Life and Death

February 4th, 2008 by Tangent

I first came across Life and Death during the Crossover Wars. It was a one-shot, and didn’t really do anything more than give us a quick joke, but the comic still caught my attention. LaD is primarily a gag-a-day strip that utilizes puns, word play, and the occasional storyline to keep people interested. In particular, death-related humor frequently scampers across the panels with a reliance of puns that would have my former roommate struggling to breathe. I have no doubt that Steve, who was hired to be Death after he brought a shotgun to the job interview, would wait with glee and try to drive my roommate over the edge until he keeled over.

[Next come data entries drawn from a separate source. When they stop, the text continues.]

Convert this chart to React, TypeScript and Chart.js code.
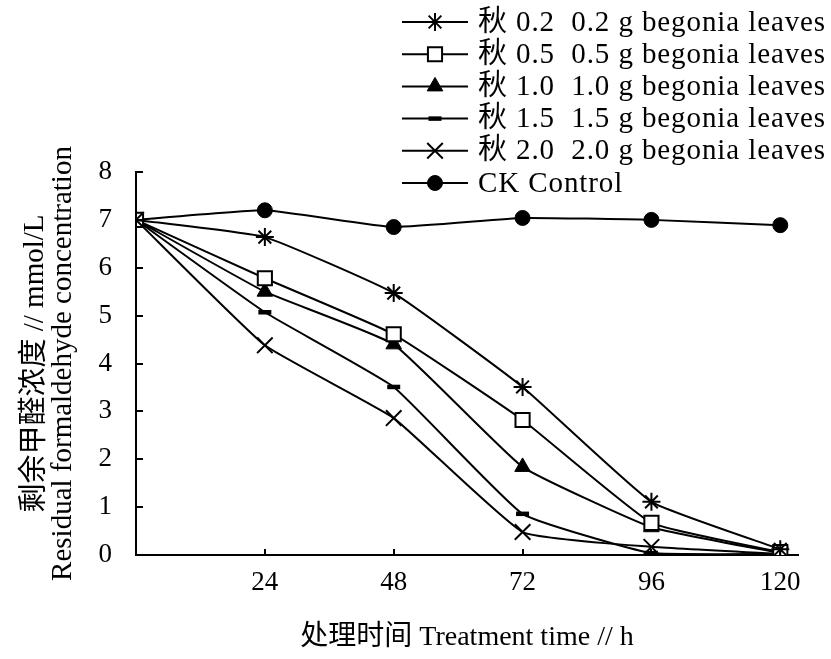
import React, { useEffect, useRef } from 'react';
import { Chart, registerables, PointElement } from 'chart.js';

Chart.register(...registerables);

// ---- data ----
const hours = [0, 24, 48, 72, 96, 120];
const xTickValues = [0, 24, 48, 72, 96, 120];
const yTickValues = [0, 1, 2, 3, 4, 5, 6, 7, 8];
const seriesLabels = [
  '秋 0.2  0.2 g begonia leaves',
  '秋 0.5  0.5 g begonia leaves',
  '秋 1.0  1.0 g begonia leaves',
  '秋 1.5  1.5 g begonia leaves',
  '秋 2.0  2.0 g begonia leaves',
  'CK Control',
];
const s02 = [7.0, 6.64, 5.47, 3.51, 1.11, 0.12];
const s05 = [7.0, 5.78, 4.61, 2.82, 0.67, 0.06];
const s10 = [7.0, 5.5, 4.4, 1.84, 0.58, 0.04];
const s15 = [7.0, 5.07, 3.51, 0.86, 0.04, 0.02];
const s20 = [7.0, 4.38, 2.86, 0.48, 0.17, 0.02];
const ck = [7.0, 7.2, 6.85, 7.04, 7.0, 6.89];
const seriesValues = [s02, s05, s10, s15, s20, ck];

const yTitleLines = ['剩余甲醛浓度 // mmol/L', 'Residual formaldehyde concentration'];
const xTitle = '处理时间 Treatment time // h';

// ---- styles ----
const FONT = '"Liberation Serif", "Noto Sans CJK SC", serif';
const markerStyles = [
  { pointStyle: 'star', radius: 9, borderWidth: 2, bg: '#000' },
  { pointStyle: 'rect', radius: 10, borderWidth: 2, bg: '#fff' },
  { pointStyle: 'triangle', radius: 9, borderWidth: 1, bg: '#000' },
  { pointStyle: 'line', radius: 6.5, borderWidth: 4.5, bg: '#000' },
  { pointStyle: 'crossRot', radius: 11, borderWidth: 2, bg: '#000' },
  { pointStyle: 'circle', radius: 7.5, borderWidth: 1, bg: '#000' },
];

const W = 831;
const H = 659;
const PLOT_LEFT = 136;
const PLOT_RIGHT = 798;
const PLOT_TOP = 172;
const PLOT_BOTTOM = 555;

const innerTicks = {
  id: 'innerTicks',
  afterDraw(chart: any) {
    const { ctx, scales } = chart;
    const xs = scales.x;
    const ys = scales.y;
    const area = chart.chartArea;
    ctx.save();
    ctx.strokeStyle = '#000';
    ctx.lineWidth = 2;
    ctx.beginPath();
    xTickValues.forEach((v) => {
      if (v === 0) return;
      const px = Math.round(xs.getPixelForValue(v));
      ctx.moveTo(px, area.bottom);
      ctx.lineTo(px, area.bottom - 6);
    });
    yTickValues.forEach((v) => {
      if (v === 0) return;
      const py = Math.round(ys.getPixelForValue(v));
      ctx.moveTo(area.left, py);
      ctx.lineTo(area.left + 7, py);
    });
    ctx.stroke();
    ctx.restore();
  },
};

const lineLegend = {
  id: 'lineLegend',
  afterDraw(chart: any) {
    const ctx = chart.ctx;
    ctx.save();
    chart.data.datasets.forEach((ds: any, i: number) => {
      const y = 22 + i * 32.2;
      ctx.strokeStyle = '#000';
      ctx.lineWidth = 2;
      ctx.beginPath();
      ctx.moveTo(402, y);
      ctx.lineTo(468, y);
      ctx.stroke();
      const m = markerStyles[i];
      const p: any = new (PointElement as any)({});
      p.x = 435;
      p.y = y;
      p.options = {
        pointStyle: m.pointStyle,
        radius: m.radius,
        borderWidth: m.borderWidth,
        borderColor: '#000',
        backgroundColor: m.bg,
        rotation: 0,
      };
      p.draw(ctx);
      ctx.fillStyle = '#000';
      ctx.font = `29px ${FONT}`;
      try {
        (ctx as any).letterSpacing = '0.9px';
      } catch (e) {
        /* ignore */
      }
      ctx.textAlign = 'left';
      ctx.textBaseline = 'middle';
      ctx.fillText(ds.label, 478, y + 1);
      try {
        (ctx as any).letterSpacing = '0px';
      } catch (e) {
        /* ignore */
      }
    });
    ctx.restore();
  },
};

export default function App() {
  const ref = useRef<HTMLCanvasElement | null>(null);

  useEffect(() => {
    if (!ref.current) return;
    const datasets = seriesValues.map((vals, i) => ({
      label: seriesLabels[i],
      data: vals.map((v, j) => ({ x: hours[j], y: v })),
      borderColor: '#000',
      borderWidth: 2,
      tension: 0.12,
      pointStyle: markerStyles[i].pointStyle,
      pointRadius: markerStyles[i].radius,
      pointBorderWidth: markerStyles[i].borderWidth,
      pointBorderColor: '#000',
      pointBackgroundColor: markerStyles[i].bg,
      fill: false,
    }));

    const chart = new Chart(ref.current, {
      type: 'line',
      data: { datasets },
      plugins: [innerTicks, lineLegend],
      options: {
        animation: false,
        responsive: false,
        devicePixelRatio: 1,
        layout: {
          padding: { left: 0, top: PLOT_TOP, right: W - PLOT_RIGHT, bottom: 0 },
        },
        plugins: {
          legend: { display: false },
          tooltip: { enabled: false },
        },
        scales: {
          x: {
            type: 'linear',
            min: 0,
            max: 123.3,
            afterFit: (s: any) => {
              s.height = H - PLOT_BOTTOM;
            },
            afterBuildTicks: (s: any) => {
              s.ticks = xTickValues.map((v) => ({ value: v }));
            },
            grid: { display: false, drawTicks: false },
            border: { display: true, color: '#000', width: 2 },
            ticks: {
              color: '#000',
              padding: 12,
              maxRotation: 0,
              font: { family: FONT, size: 27 },
              callback: (v: any) => (v === 0 ? '' : String(v)),
            },
            title: {
              display: true,
              text: xTitle,
              color: '#000',
              font: { family: FONT, size: 28, lineHeight: '29px' as any },
              padding: { top: 0, bottom: 7 },
            },
          },
          y: {
            type: 'linear',
            min: 0,
            max: 8,
            afterFit: (s: any) => {
              s.width = PLOT_LEFT;
            },
            afterBuildTicks: (s: any) => {
              s.ticks = yTickValues.map((v) => ({ value: v }));
            },
            grid: { display: false, drawTicks: false },
            border: { display: true, color: '#000', width: 2 },
            ticks: {
              color: '#000',
              padding: 24,
              font: { family: FONT, size: 27 },
            },
            title: {
              display: true,
              text: yTitleLines,
              color: '#000',
              font: { family: FONT, size: 29, lineHeight: '28px' as any },
              padding: { top: 21, bottom: 0 },
            },
          },
        },
      } as any,
    });
    return () => chart.destroy();
  }, []);

  return (
    <div style={{ position: 'absolute', left: 0, top: 0, width: W, height: H, background: '#fff' }}>
      <canvas ref={ref} width={W} height={H} style={{ display: 'block', width: W, height: H }} />
    </div>
  );
}
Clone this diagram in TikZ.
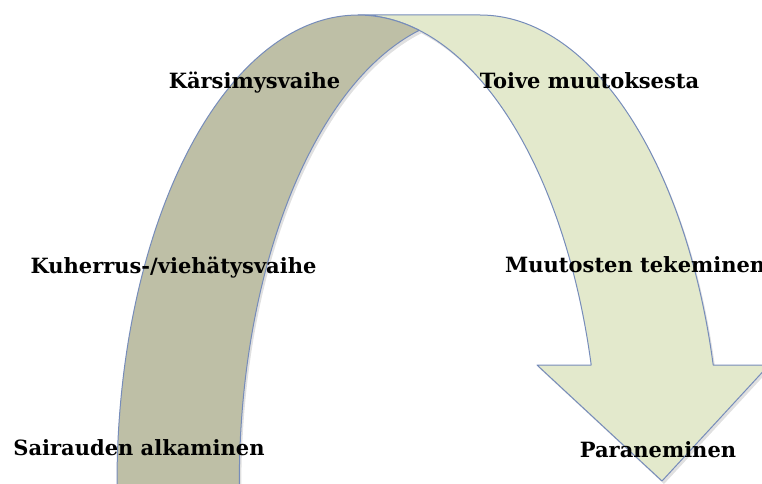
\documentclass[tikz,border=0pt]{standalone}
\usepackage{fontspec}
\setmainfont{DejaVu Serif}
\usetikzlibrary{positioning}
\usepackage{xcolor}
\definecolor{backband}{RGB}{190,191,166}
\definecolor{frontband}{RGB}{227,233,204}
\definecolor{edgeblue}{RGB}{118,140,186}

\begin{document}
\begin{tikzpicture}[x=1pt, y=1pt,
      band/.style={draw=edgeblue, line width=1pt, line join=round,
                   preaction={fill=black, fill opacity=.12,
                              transform canvas={xshift=2pt, yshift=-3pt}}},
      phase/.style={font=\bfseries\fontsize{21}{25}\selectfont,
                    anchor=base, inner sep=0pt, text=black}]
    \useasboundingbox (0,0) rectangle (762,483);
    \clip (0,0) rectangle (762,483);
    \draw[band, fill=frontband] (358,468) -- (480,468)
        arc[start angle=90, end angle=14.6, x radius=241, y radius=468]
        -- (769,118) -- (662,2) -- (537,118) -- (591.2,118)
        arc[start angle=14.6, end angle=90, x radius=241, y radius=468] -- cycle;
    \draw[band, fill=backband] (117,-10) -- (117,0)
        arc[start angle=180, end angle=75.3, x radius=241, y radius=468]
        arc[start angle=104.7, end angle=180, x radius=241, y radius=468]
        -- (239,-10) -- cycle;
    \node[phase] (suffer) at (254.5,394) {Kärsimysvaihe};
    \node[phase] (hope) at (589.5,394) {Toive muutoksesta};
    \node[phase] (charm) at (173.5,210) {Kuherrus-/viehätysvaihe};
    \node[phase, anchor=base west] (change) at (505,211) {Muutosten tekeminen};
    \node[phase] (onset) at (139,28) {Sairauden alkaminen};
    \node[phase] (heal) at (658,26) {Paraneminen};
\end{tikzpicture}
\end{document}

The majority of LaD comics follows Steve’s antics as he tries to kill people whose time has come. He’s a mixture of Wiley Coyote and Invader Zim, with a large dash of competence mixed in, and takes a huge amount of delight in killing people off when their time has come. He doesn’t always succeed. Indeed, he takes tremendous offense when someone manages to outwit (or even accidentally evade) him. But whether he’s chasing the cast of Final Destination across the panel with a chainsaw or dragging the corpse of an idiot who jumped out a window to evade him, just to burn the body in an apartment fire (which was the original intended death), Steve manages to take tremendous pride in his work.

Perhaps of more interest than the various deathly antics of Death can be found with Steve’s coworkers, who include his friend Bobby who works as Life, various angels, Time (who is naturally enough a woman and an impromptu nurse – Time heals all wounds, and waits for no man), Chaos, God, some valkyries (including Brunhilde from The Kamics who is dating Bobby), and other assorted entities. If Jonathan Oliver can pull a pun out of it, you can be sure the character will make an appearance. Despite the preponderance toward humor and blatant silliness, LaD manages to mix story in with its humor. Even at the darkest moments of the comic, Oliver manages more often than not to find something funny to add to the strip. That in and of itself makes LaD worth reading; assuming that the puns don’t kill you that is.